November 09, 2017
Political strategist and former Democratic National Committee chairwoman Donna Brazile is settling scores in her newly published book, an insider's analysis of the breakdowns that led to the election of Donald Trump.
One of her many targets is CNN anchor Jake Tapper.
Brazile came to serve as interim chairwoman of the DNC in the wake of Rep. Debbie Wasserman-Schultz's resignation from the post in July 2016, just as the Democratic National Convention rolled into Philadelphia.
The change was prompted by leaked emails that showed a clear bias toward Hillary Clinton during the primaries, which was one of the recurring themes of Brazile's book, "Hacks: The Inside Story of the Break-Ins and Breakdowns that Put Donald Trump in the White House."
But long before emails leaked, Brazile had fed into that preferential treatment, causing a stir when it was revealed she slipped a preview question to Clinton ahead of a CNN debate against Sanders in March 2016.
The John Podesta emails, dumped by WikiLeaks, contained the following item from Brazile to Podesta and Clinton communications director Jennifer Palmieri.
"One of the questions directed to HRC tomorrow is from a woman with a rash," Brazile wrote. "Her family has lead poison and she will ask what, if anything, will Hillary do as president to help the ppl of Flint."
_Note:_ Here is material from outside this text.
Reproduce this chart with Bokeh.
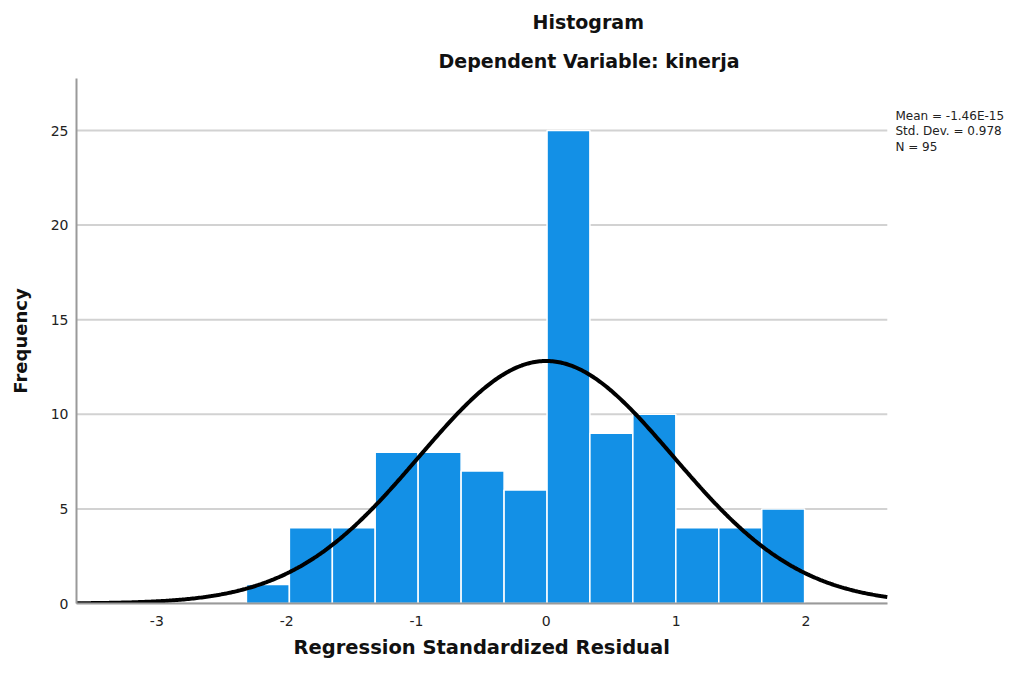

Brazile's leak was made worse by the fact she had been working as a regular commentator for CNN's election coverage. Once her actions were revealed — she claimed she couldn't find a record of the email — CNN cut ties with her. Brazile didn't appreciate Tapper's reaction to the controversy, according to the Washington Examiner.
“The next day, even Jake Tapper took a swing at me, calling me unethical and ‘journalistically horrifying’ during a radio interview with WMAL even though I worked for CNN as a commentator not a journalist,” [Brazile] wrote in her book.
“When I called him on this,” she continued, “he did not apologize. His attack on me was really about him. He wrote in an email, ‘I don’t know what happened here except it undermines the integrity of my work and CNN … you have to know how betrayed we all feel.'”
Given the arrangement and media platform Brazile had, her comments seem to latch onto a strained semantic difference. She was employed as a commentator for a network required to adhere to the ethical standards of journalism — and she leaked a planned question from her employer to a political candidate. Still, she felt betrayed for getting fired.
“The feeling is mutual, my friend,” she wrote of Tapper.
Brazile's book is sending shockwaves across Washington, with painful revelations pointing to the Democrats' concern that Clinton's campaign had an "odor of failure" that couldn't be overcome.
It's hard to see how playing favorites in a pivotal early debate wouldn't have contributed to forcing the issue of Clinton's historic candidacy, even as its privileges rendered Brazile an enabling political operative on a sinking ship.